Thanks for confirming that you mistake atheism as being limited to the personas emitted by those select atheists who specialize in bashing Christian fundamentalist.  There is no reason to think you have any real-time experience with atheists who stay away from religious debates.  If you were a "smart guy", you'd know that in real life, most atheists do not simply bash Christianity 24 hours per day.  As you admit, your interactions with atheists have more to do with their online presence as skeptics, and little or none to do with living with them on a day-to-day basis

Surely a smart guy like you realizes that you don't get a correct impression of a person simply because you see what they blog about.  Reading their posts doesn't cause you to notice other truths that come from interacting with them in real-time face to face.  But your incessant addiction to blogging has probably caused you to mistake your computer screen for actual human compansionship.  You probably get more pleasure from email than an handshake.
And how many would take a bullet for a friend.
That's a rather useless comparison, you have no fucking clue whether "Christians" would be more willing to die for each other than atheists would be willing to die for each other, especially given Christian apologist J. Warner Wallace's constant dirge that today's Christians are falling away from the faith faster than they did in previous generations. See here.

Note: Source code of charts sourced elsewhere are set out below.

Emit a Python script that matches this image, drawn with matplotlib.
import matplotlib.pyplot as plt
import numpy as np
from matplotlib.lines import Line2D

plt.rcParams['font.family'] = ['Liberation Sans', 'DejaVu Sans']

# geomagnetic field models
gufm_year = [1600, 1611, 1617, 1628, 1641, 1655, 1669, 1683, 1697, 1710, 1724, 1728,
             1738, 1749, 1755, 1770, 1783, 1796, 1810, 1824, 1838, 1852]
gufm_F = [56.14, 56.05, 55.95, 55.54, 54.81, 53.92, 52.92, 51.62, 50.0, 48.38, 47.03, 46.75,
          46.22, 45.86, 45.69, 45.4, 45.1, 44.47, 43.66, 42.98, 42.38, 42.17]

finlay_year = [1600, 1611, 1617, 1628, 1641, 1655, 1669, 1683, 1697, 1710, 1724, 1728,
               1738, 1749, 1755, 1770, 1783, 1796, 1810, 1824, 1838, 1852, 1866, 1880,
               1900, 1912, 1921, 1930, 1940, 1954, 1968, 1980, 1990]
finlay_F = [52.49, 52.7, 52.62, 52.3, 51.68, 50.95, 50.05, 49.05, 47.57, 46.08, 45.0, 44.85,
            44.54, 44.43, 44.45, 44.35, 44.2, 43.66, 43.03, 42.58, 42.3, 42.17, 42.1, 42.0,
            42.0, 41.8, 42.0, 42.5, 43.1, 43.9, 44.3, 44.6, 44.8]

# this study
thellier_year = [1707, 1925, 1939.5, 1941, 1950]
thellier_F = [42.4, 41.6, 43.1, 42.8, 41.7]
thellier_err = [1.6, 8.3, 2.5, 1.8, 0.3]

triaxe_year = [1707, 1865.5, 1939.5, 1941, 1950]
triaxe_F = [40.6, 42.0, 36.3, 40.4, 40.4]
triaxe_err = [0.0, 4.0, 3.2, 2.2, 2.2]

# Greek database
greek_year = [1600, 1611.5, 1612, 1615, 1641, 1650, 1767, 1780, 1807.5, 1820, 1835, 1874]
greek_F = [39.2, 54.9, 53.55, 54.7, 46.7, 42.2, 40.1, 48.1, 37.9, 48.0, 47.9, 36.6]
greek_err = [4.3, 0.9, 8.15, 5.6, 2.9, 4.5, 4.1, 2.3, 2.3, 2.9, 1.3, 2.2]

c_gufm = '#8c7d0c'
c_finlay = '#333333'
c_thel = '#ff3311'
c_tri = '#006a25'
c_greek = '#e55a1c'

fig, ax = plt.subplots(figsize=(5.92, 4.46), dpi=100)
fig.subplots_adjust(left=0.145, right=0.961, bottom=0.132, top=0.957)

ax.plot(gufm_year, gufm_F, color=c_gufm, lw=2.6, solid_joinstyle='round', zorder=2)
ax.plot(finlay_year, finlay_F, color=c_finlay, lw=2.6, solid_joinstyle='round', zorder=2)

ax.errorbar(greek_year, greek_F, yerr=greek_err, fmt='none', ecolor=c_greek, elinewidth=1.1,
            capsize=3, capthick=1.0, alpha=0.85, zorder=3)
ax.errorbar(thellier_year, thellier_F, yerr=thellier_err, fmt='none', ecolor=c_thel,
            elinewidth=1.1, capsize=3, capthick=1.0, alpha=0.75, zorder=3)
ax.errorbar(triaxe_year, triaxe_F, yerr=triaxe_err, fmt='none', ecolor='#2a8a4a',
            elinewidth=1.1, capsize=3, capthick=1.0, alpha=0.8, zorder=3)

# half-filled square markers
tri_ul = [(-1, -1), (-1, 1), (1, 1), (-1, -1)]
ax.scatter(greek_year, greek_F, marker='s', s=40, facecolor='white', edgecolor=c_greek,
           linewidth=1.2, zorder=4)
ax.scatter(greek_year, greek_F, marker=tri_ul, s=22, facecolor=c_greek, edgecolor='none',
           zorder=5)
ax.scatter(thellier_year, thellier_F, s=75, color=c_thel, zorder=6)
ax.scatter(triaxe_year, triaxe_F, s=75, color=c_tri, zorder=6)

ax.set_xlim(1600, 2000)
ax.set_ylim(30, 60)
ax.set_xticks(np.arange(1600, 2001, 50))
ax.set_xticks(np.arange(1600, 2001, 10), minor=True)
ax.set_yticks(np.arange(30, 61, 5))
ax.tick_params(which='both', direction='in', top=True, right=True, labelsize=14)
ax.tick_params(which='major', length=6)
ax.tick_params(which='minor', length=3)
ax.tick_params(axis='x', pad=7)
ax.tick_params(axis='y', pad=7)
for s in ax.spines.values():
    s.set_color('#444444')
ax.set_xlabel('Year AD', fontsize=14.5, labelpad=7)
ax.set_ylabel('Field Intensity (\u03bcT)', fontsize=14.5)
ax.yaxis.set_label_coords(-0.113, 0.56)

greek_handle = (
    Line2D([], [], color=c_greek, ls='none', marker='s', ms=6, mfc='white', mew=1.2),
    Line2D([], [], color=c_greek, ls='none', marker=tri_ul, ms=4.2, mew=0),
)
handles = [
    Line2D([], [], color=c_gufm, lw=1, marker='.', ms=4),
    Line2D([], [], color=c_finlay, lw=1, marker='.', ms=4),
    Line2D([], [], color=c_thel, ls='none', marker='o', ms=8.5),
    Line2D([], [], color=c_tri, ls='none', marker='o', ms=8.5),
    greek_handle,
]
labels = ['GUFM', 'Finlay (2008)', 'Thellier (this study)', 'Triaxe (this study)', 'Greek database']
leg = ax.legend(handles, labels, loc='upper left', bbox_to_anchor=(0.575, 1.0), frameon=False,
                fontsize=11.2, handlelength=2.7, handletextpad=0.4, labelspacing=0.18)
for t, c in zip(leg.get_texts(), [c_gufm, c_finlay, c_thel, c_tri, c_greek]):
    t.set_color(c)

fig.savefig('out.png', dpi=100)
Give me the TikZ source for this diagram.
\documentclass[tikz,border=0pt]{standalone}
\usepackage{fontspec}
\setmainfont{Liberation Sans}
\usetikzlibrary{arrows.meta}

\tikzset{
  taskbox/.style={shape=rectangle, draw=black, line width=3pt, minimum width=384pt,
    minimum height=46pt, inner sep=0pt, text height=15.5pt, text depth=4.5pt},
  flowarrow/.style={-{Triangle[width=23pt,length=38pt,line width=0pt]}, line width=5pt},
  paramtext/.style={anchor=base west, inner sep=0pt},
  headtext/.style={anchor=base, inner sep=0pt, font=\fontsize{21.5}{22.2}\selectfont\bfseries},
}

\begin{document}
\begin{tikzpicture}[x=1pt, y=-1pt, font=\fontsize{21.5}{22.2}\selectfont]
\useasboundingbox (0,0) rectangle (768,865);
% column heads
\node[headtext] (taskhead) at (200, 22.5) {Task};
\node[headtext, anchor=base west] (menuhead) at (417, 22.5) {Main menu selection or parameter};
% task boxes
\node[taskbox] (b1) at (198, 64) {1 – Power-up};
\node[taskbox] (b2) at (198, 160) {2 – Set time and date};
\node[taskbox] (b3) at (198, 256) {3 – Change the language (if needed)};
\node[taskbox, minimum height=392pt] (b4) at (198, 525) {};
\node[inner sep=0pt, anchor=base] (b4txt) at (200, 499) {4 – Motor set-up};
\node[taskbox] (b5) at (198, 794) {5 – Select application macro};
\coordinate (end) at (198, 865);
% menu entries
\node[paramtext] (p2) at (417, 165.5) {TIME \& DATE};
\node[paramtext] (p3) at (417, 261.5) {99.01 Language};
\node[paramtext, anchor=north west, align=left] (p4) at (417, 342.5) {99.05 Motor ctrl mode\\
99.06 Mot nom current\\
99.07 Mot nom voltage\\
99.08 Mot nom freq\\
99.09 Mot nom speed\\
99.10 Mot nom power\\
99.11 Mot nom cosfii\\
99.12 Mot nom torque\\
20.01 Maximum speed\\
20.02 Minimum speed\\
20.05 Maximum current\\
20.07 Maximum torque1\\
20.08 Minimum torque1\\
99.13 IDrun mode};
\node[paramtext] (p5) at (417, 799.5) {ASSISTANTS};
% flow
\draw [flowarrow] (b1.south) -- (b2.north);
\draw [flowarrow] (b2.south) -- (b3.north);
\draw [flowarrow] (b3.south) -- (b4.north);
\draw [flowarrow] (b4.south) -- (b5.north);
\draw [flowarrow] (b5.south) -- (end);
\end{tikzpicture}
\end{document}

But in fact the comparison is invalid, as you are assuming that "true" friends would be willing to lay down their lives for each other, when in fact what friendship "must" minimally consist of is horrifically subjective, there is no absolute moral that says one's relationship iwth another cannot be "friends" until they both agree that they would die for each other. 

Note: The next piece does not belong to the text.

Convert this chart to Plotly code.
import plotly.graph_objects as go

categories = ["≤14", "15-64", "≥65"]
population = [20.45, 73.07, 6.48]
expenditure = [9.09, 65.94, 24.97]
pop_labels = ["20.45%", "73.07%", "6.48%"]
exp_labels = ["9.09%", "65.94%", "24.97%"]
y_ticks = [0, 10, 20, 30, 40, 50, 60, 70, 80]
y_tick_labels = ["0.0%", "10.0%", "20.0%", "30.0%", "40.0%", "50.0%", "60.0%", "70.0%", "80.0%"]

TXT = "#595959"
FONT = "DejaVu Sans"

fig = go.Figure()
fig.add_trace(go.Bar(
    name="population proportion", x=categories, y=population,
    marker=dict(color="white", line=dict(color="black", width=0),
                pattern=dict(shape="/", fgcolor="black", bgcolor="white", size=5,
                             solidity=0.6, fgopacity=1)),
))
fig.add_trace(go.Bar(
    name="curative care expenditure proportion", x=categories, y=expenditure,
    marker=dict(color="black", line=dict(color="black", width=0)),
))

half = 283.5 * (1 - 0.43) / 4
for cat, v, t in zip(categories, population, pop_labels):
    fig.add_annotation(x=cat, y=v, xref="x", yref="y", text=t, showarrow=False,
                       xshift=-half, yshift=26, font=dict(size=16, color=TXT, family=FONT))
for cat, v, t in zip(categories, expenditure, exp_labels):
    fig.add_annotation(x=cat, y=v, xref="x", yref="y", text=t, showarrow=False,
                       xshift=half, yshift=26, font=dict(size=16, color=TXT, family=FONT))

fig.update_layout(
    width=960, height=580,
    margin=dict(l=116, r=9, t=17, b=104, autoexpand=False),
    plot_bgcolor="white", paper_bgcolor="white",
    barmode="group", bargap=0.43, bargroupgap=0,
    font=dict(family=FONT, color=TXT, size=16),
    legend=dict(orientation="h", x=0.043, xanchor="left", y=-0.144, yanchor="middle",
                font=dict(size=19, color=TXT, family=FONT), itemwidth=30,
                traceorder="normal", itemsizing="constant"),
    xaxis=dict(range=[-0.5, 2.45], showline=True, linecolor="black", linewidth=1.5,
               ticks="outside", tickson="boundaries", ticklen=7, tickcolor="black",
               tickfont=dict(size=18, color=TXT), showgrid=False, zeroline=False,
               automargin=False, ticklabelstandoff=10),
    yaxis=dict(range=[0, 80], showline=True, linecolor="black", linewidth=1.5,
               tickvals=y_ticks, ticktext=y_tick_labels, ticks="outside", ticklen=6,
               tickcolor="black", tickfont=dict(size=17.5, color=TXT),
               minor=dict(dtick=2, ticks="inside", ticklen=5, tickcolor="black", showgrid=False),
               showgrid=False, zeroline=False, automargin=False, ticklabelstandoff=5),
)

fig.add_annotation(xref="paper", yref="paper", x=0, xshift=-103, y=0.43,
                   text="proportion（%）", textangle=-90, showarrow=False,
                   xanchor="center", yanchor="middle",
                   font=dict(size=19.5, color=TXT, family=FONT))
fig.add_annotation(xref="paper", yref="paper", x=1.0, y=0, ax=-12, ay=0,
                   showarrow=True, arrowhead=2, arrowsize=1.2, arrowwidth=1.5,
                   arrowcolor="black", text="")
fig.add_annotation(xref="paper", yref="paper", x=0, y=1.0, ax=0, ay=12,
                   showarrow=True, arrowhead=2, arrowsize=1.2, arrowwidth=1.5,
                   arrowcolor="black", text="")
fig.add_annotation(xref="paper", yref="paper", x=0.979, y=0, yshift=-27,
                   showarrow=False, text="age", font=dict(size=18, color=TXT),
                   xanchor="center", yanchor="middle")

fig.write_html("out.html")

Two guys meet at Starbucks and become "buddies" who sometimes go out chasing woman at bars together, or hand each other work every now and then.  This qualifies as "friendship" even if it doesn't imply that one would be willing to give up their lives to save the other.  Then we have the man who meets the woman, they have sex, they like each other, but not in the relationship way, so they maintain "fuck buddy" status.  Your bible is not their standard, so if they choose to call their interactions "friendship" despite your automatic resorting to the bible, they are not unreasonable, as once again, "friendship" is highly subjective, and isn't dictated by what the bible says.  It's dictated by how two people feel about each other.  Otherwise, you'd have to say kids cannot be friends with one another, since the interactions with each other that they call "friendship" often do not evince the deep concern for other's lives that implies willingness to die for others.

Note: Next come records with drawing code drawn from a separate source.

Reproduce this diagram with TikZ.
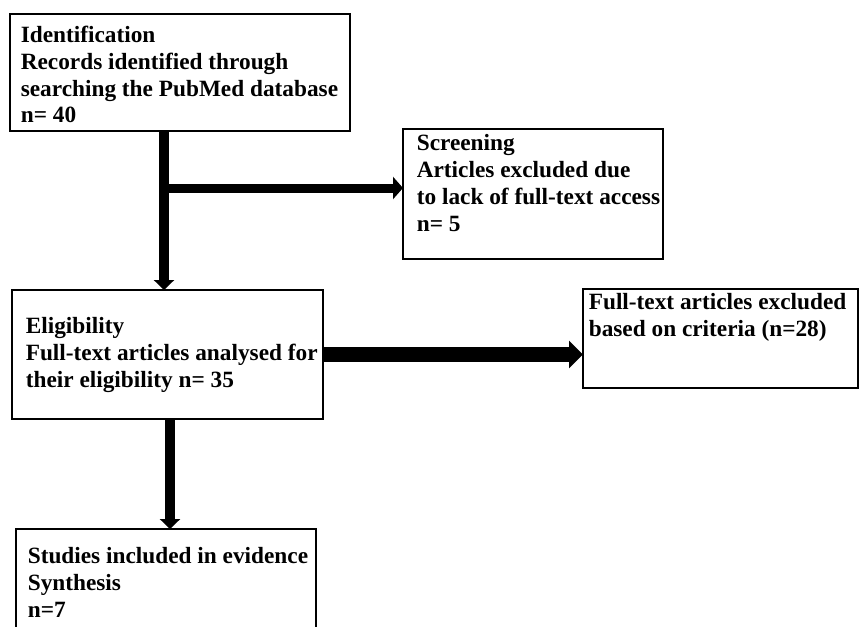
\documentclass[tikz,border=0pt]{standalone}
\usepackage{fontspec}
\setmainfont{Liberation Serif}
\usetikzlibrary{arrows.meta}
\newcommand\flowfont{\fontsize{23.3}{27}\selectfont\bfseries}

\begin{document}
\begin{tikzpicture}[x=1pt, y=-1pt, line width=1.6pt,
    box/.style={draw=black, anchor=north west, inner sep=0pt, outer sep=0pt},
    txt/.style={anchor=base west, inner sep=0pt, text width=340pt, align=flush left,
      font=\flowfont},
    thin arrow/.style={line width=10pt, -{Triangle[width=20pt, length=10pt]}},
    thick arrow/.style={line width=15pt, -{Triangle[width=27pt, length=14pt]}}]

    \useasboundingbox (0,0) rectangle (861,626);

    % draw boxes
    \node[box, minimum width=340pt, minimum height=117pt] (ident) at (10,14) {};
    \node[box, minimum width=260pt, minimum height=130pt] (screen) at (403,129) {};
    \node[box, minimum width=311pt, minimum height=129pt] (elig) at (12,290) {};
    \node[box, minimum width=275pt, minimum height=99pt] (excl) at (583,289) {};
    \node[box, minimum width=300pt, minimum height=120pt] (incl) at (16,529) {};

    % draw box texts
    \node[txt] (ident-t) at ([shift={(10,28)}]ident.north west)
      {Identification\\ Records identified through\\ searching the PubMed database\\ n= 40};
    \node[txt] (screen-t) at ([shift={(13,21)}]screen.north west)
      {Screening\\ Articles excluded due\\ to lack of full-text access\\ n= 5};
    \node[txt] (elig-t) at ([shift={(13,43)}]elig.north west)
      {Eligibility\\ Full-text articles analysed for\\ their eligibility n= 35};
    \node[txt] (excl-t) at ([shift={(5,20)}]excl.north west)
      {Full-text articles excluded\\ based on criteria (n=28)};
    \node[txt] (incl-t) at ([shift={(11,34)}]incl.north west)
      {Studies included in evidence\\ Synthesis\\ n=7};

    % draw arrows
    \coordinate (a) at ([xshift=154pt]ident.south west);
    \coordinate (sc) at ([yshift=6pt]screen.west);
    \coordinate (b) at ([xshift=158pt]elig.south west);

    \draw[thin arrow] (a) -- (a |- elig.north);
    \draw[line width=9pt, -{Triangle[width=22pt, length=10pt]}] (a |- sc) -- (sc);
    \draw[thick arrow] (elig.east) -- (elig.east -| excl.west);
    \draw[thin arrow] (b) -- (b |- incl.north);

\end{tikzpicture}
\end{document}
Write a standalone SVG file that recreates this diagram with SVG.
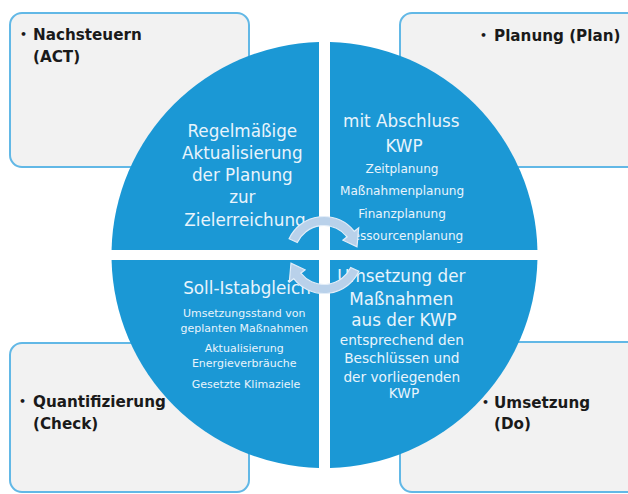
<svg xmlns="http://www.w3.org/2000/svg" width="628" height="494" viewBox="0 0 628 494">
  <style>
    .box { fill: #f2f2f2; stroke: #62b8e6; stroke-width: 2; }
    .quad { fill: #1b98d5; }
    .lbl { font-family: "DejaVu Sans", "Liberation Sans", sans-serif; font-weight: bold; font-size: 15.2px; fill: #1a1a1a; }
    .bul { font-size: 11px; }
    .qt { font-family: "DejaVu Sans", "Liberation Sans", sans-serif; fill: #e8f4fc; text-anchor: middle; }
    .big { font-size: 16.8px; }
    .med { font-size: 13.7px; }
    .sm12 { font-size: 12.1px; }
    .sm11 { font-size: 11px; }
    .arr { fill: #b9d1ea; stroke: #e2edf8; stroke-width: 1.2; }
  </style>
  <rect width="628" height="494" fill="#ffffff"/>

  <g id="box-act">
    <rect class="box" x="10" y="13" width="239" height="154" rx="12"/>
    <text class="lbl"><tspan class="bul" x="20" y="38">•</tspan><tspan x="33" y="40">Nachsteuern</tspan></text>
    <text class="lbl" x="33" y="62">(ACT)</text>
  </g>
  <g id="box-plan">
    <rect class="box" x="400" y="13" width="240" height="154" rx="12"/>
    <text class="lbl"><tspan class="bul" x="480" y="39">•</tspan><tspan x="494" y="41">Planung (Plan)</tspan></text>
  </g>
  <g id="box-check">
    <rect class="box" x="10" y="343" width="239" height="149" rx="12"/>
    <text class="lbl"><tspan class="bul" x="19" y="405">•</tspan><tspan x="33" y="407">Quantifizierung</tspan></text>
    <text class="lbl" x="33" y="429">(Check)</text>
  </g>
  <g id="box-do">
    <rect class="box" x="400" y="342" width="240" height="150" rx="12"/>
    <text class="lbl"><tspan class="bul" x="482" y="406">•</tspan><tspan x="494" y="408">Umsetzung</tspan></text>
    <text class="lbl" x="494" y="429">(Do)</text>
  </g>

  <g id="quad-act">
    <path class="quad" d="M319,250 L319,42.07 A213,213 0 0 0 111.56,250 Z"/>
    <text class="qt big">
      <tspan x="245" y="137">Regelmäßige</tspan>
      <tspan x="245" y="159">Aktualisierung</tspan>
      <tspan x="245" y="181">der Planung</tspan>
      <tspan x="245" y="203">zur</tspan>
      <tspan x="245" y="226">Zielerreichung</tspan>
    </text>
  </g>
  <g id="quad-plan">
    <path class="quad" d="M330,250 L537.44,250 A213,213 0 0 0 330,42.07 Z"/>
    <text class="qt big">
      <tspan x="404" y="127">mit Abschluss</tspan>
      <tspan x="404" y="152">KWP</tspan>
    </text>
    <text class="qt sm12">
      <tspan x="404" y="173">Zeitplanung</tspan>
      <tspan x="404" y="195">Maßnahmenplanung</tspan>
      <tspan x="404" y="218">Finanzplanung</tspan>
      <tspan x="404" y="240">Ressourcenplanung</tspan>
    </text>
  </g>
  <g id="quad-check">
    <path class="quad" d="M319,260 L111.56,260 A213,213 0 0 0 319,467.93 Z"/>
    <text class="qt big" x="247" y="294">Soll-Istabgleich</text>
    <text class="qt sm11">
      <tspan x="246" y="317">Umsetzungsstand von</tspan>
      <tspan x="246" y="332">geplanten Maßnahmen</tspan>
      <tspan x="246" y="352">Aktualisierung</tspan>
      <tspan x="246" y="367">Energieverbräuche</tspan>
      <tspan x="246" y="388">Gesetzte Klimaziele</tspan>
    </text>
  </g>
  <g id="quad-do">
    <path class="quad" d="M330,260 L330,467.93 A213,213 0 0 0 537.44,260 Z"/>
    <text class="qt big">
      <tspan x="404" y="282">Umsetzung der</tspan>
      <tspan x="404" y="305">Maßnahmen</tspan>
      <tspan x="404" y="326">aus der KWP</tspan>
    </text>
    <text class="qt med">
      <tspan x="404" y="345">entsprechend den</tspan>
      <tspan x="404" y="363">Beschlüssen und</tspan>
      <tspan x="404" y="382">der vorliegenden</tspan>
      <tspan x="404" y="398">KWP</tspan>
    </text>
  </g>

  <g id="connectors">
    <path class="arr" d="M289.1,238.7 A38.5,38.5 0 0 1 354.3,231.3 L358.7,227.9 L357,246.8 L342.9,240.2 L347.2,236.8 A29.5,29.5 0 0 0 297.3,242.5 Z"/>
    <path class="arr" transform="rotate(180 324 255)" d="M289.1,238.7 A38.5,38.5 0 0 1 354.3,231.3 L358.7,227.9 L357,246.8 L342.9,240.2 L347.2,236.8 A29.5,29.5 0 0 0 297.3,242.5 Z"/>
  </g>
</svg>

And since atheists don't believe in an afterlife, their prioritizing their own lives above those of their friends is merely consistent with their beliefs, and represents a harsh truth that a lot of people are guilty of lying about.  We can only wonder how many smooth talking Christians ("I'd die for you") would be proven liars if placed in a situation that put that claim to a real test. 

Have fun pandering to the stupid idiot masses that Christianity facilitates that  deeper camaraderie we all wish for, but then you'll be deluged by an onslaught of Christians who will happily testify to how they were shit-canned as soon as the church found out they didn't believe precisely as the church required.  Friends "in Christ" means exactly that and nothing more:  No longer in Christ?  No longer your friend.  FUCK YOU.  
In fairness, there's the occasional atheist who will take a bullet for a friend, but nothing is dumber than idealistic atheists. That's not an attitude I respect or admire.
Then you are just as ignorant about morality's relationship to atheism as Frank Turek is.  I've already refuted his bullshit thesis that atheism leaves a person with no ability to justify having any specific morals.  I've also refuted his bullshit thesis that there are some morals that cannot be accounted for in purely naturalistic terms (i.e., moral argument for god).  See here.
I'm not talking about friendship evangelism or outreach to unbelievers. I'm talking about the notion that the company of apostates and atheists would ever be an appealing alternative to Christian friendship and fellowship.

Then the fact that atheists can be mature adults and yet derive just as much sense of fulfillment from their interactions with one another, as you allegedly derive from interactions with other Christians, opens the door to the highly probable possibility that atheist have a side to them that doesn't involve promoting gay pride parades or other liberal agendas.  I'm an atheist, and I think male homosexuality is revolting.  The atheists who think atheism automatically means duty to jump on the gay support band wagon are just stupid.  What works for two individuals in the privacy of their own home, obviously doesn't automatically translate into good national policy, because certain things that consenting adults do in private have a nasty habit of bring more and more corruption into being.  If I had my way, I'd enforce the death penalty for the manufacture, distribution or possession of alcoholic beverages and pornography, with profoundly persuasive justifications for the collateral damages that would inevitably ensue.

I'm afraid that you think the asshole atheists you've dealt with online constitute the sum and substance of all that real-time interaction with atheists has to offer. It isn't. It's not like every atheist in the world bashes Christianity.  You might try getting off the computer for once in your life and seek out atheists in real time to see how they interact with you where religion and apologetics are never the issue.  You might be surprised to discover that being a slave of Jesus isn't the only context within which legitimate friendship can emerge.  But alas, you only view this from the Calvinist side, you cannot help but maintain consistency and boo anything that might claim authenticity apart from the imperfect apostle Paul.

Hey Steve, how many times did you enjoy the company of an atheist (i.e., waitress, auto mechanic, librarian, cop, homeless, employer, etc,) without realizing that they were atheists?   You don't know, and you'll never know, but the odds are, you probably had plenty of friendly quick interactions with atheists.

Do you pay attention to Paul as often as atheists pay attention to money, fame, sex, power?  If so, then why doesn't the logic that says those atheists are "worshiping" that stuff, also require that YOU are "worshiping" Paul? 
I'd add that some people who lose their faith regain their faith. So maintaining Christian fellowship wouldn't just be a palliative.
I'd add that some skeptics who become Christians regain their skepticism.  So maintaining fellowship with other skeptics wouldn't just be a palliative.

Sorry Steve, but it appears that it sucked being you a LONG time ago.